WHAT IS REQUIRED: Repeat everything from the first line of the listing below through the line that contains "const times = [0, 0.042, 0.083, 0.167, 0.333, 0.5, 1, 7];", exactly. Leave out pictures.
start MATERIAL PROVIDED
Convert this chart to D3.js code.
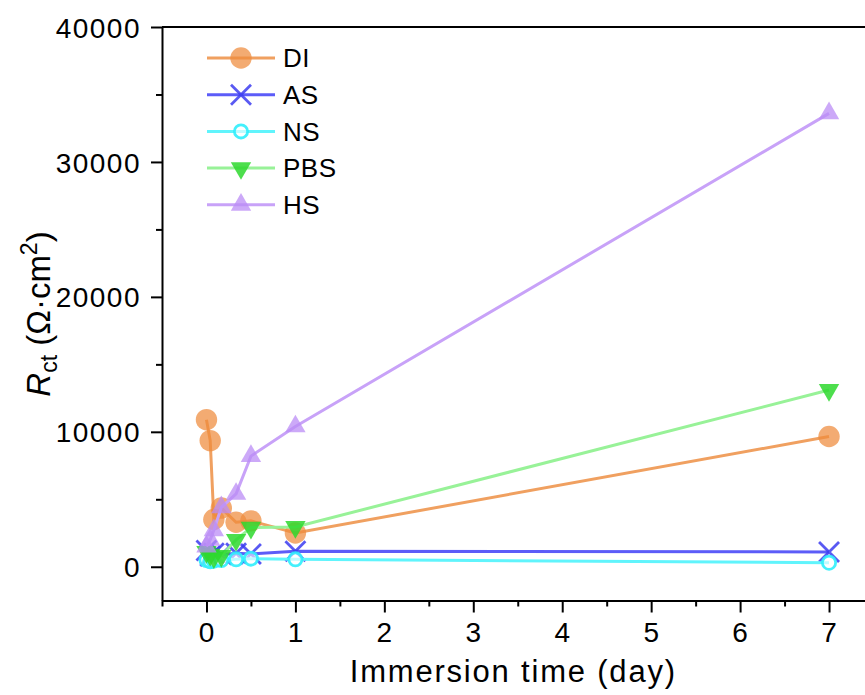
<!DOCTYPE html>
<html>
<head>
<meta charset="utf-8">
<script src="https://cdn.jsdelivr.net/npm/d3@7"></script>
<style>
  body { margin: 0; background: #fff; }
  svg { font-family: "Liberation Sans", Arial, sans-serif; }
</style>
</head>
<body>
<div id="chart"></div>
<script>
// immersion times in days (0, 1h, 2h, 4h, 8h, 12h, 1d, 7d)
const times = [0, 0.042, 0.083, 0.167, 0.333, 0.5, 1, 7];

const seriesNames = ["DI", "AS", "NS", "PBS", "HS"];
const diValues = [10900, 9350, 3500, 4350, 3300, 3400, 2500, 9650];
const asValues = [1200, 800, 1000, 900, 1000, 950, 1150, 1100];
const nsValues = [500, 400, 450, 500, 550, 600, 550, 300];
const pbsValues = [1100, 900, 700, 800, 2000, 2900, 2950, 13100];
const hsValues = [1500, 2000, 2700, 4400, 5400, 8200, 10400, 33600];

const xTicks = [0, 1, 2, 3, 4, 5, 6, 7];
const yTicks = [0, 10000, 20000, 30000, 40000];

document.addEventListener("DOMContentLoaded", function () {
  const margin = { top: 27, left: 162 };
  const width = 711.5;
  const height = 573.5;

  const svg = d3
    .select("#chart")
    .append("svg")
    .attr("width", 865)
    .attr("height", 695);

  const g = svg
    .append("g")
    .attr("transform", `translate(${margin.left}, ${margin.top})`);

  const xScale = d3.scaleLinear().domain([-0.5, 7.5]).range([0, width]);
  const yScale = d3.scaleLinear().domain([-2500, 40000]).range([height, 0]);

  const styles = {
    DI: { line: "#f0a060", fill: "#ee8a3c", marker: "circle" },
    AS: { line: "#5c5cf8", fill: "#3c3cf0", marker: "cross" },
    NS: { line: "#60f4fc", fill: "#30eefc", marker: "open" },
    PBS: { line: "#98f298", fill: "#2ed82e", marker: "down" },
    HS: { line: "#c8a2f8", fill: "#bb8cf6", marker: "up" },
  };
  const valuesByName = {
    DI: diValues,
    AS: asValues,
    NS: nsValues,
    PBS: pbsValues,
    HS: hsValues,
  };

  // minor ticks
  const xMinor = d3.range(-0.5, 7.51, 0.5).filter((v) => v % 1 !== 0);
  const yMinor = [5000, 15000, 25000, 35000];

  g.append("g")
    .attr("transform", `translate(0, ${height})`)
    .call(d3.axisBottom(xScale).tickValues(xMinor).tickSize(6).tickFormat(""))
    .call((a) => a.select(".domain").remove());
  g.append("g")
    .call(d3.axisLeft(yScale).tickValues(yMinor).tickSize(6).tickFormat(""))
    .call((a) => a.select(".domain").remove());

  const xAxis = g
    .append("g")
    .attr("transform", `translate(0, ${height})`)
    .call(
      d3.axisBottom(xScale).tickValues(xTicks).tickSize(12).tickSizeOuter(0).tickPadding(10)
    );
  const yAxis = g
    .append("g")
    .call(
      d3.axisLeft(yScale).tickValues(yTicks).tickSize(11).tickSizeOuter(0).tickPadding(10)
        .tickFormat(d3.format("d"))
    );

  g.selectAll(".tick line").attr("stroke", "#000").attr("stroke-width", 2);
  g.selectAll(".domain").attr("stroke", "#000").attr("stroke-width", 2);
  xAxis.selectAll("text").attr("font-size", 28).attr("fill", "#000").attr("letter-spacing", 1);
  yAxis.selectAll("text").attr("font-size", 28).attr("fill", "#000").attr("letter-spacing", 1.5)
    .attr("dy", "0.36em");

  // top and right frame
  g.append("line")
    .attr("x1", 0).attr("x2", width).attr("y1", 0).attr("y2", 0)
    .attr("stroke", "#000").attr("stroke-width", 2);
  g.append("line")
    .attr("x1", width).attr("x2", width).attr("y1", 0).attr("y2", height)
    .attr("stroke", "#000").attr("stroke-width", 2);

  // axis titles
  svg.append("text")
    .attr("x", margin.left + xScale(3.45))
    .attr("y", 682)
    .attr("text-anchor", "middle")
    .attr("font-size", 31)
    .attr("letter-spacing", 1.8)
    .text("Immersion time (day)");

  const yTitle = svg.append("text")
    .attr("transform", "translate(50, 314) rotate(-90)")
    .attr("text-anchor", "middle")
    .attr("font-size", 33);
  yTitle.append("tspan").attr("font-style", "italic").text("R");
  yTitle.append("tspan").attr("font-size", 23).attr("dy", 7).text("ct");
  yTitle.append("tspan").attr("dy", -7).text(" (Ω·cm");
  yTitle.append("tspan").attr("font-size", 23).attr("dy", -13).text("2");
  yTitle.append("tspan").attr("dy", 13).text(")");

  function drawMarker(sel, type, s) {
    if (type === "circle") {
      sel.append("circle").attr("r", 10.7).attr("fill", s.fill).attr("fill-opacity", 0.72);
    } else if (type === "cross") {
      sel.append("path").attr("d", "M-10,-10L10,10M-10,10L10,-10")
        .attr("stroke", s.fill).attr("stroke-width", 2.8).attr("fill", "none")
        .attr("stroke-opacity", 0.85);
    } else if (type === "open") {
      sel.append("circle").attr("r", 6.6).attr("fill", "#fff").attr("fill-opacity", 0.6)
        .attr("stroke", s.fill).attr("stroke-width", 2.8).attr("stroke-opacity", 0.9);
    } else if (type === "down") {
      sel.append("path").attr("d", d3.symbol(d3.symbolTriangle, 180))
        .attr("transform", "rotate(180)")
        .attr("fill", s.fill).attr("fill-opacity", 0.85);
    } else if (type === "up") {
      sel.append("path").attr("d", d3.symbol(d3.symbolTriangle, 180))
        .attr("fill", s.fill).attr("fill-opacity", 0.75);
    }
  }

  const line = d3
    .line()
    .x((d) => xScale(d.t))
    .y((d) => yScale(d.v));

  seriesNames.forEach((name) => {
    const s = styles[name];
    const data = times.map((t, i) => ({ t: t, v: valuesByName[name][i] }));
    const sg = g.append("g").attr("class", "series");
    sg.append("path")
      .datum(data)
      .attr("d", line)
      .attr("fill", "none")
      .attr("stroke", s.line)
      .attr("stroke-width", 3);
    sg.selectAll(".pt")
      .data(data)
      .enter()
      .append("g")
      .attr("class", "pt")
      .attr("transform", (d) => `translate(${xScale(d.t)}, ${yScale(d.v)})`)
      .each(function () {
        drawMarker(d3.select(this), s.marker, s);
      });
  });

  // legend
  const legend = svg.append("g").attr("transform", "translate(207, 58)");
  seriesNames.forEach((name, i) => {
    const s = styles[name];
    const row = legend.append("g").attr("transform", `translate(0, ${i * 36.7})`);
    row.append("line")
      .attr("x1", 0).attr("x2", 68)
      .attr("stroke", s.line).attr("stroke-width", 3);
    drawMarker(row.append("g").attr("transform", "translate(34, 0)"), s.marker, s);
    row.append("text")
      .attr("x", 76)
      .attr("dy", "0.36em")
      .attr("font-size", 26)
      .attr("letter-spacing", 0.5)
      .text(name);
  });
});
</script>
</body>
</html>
end MATERIAL PROVIDED
PROBLEM SOLUTION:
Convert this chart to D3.js code.
<!DOCTYPE html>
<html>
<head>
<meta charset="utf-8">
<script src="https://cdn.jsdelivr.net/npm/d3@7"></script>
<style>
  body { margin: 0; background: #fff; }
  svg { font-family: "Liberation Sans", Arial, sans-serif; }
</style>
</head>
<body>
<div id="chart"></div>
<script>
// immersion times in days (0, 1h, 2h, 4h, 8h, 12h, 1d, 7d)
const times = [0, 0.042, 0.083, 0.167, 0.333, 0.5, 1, 7];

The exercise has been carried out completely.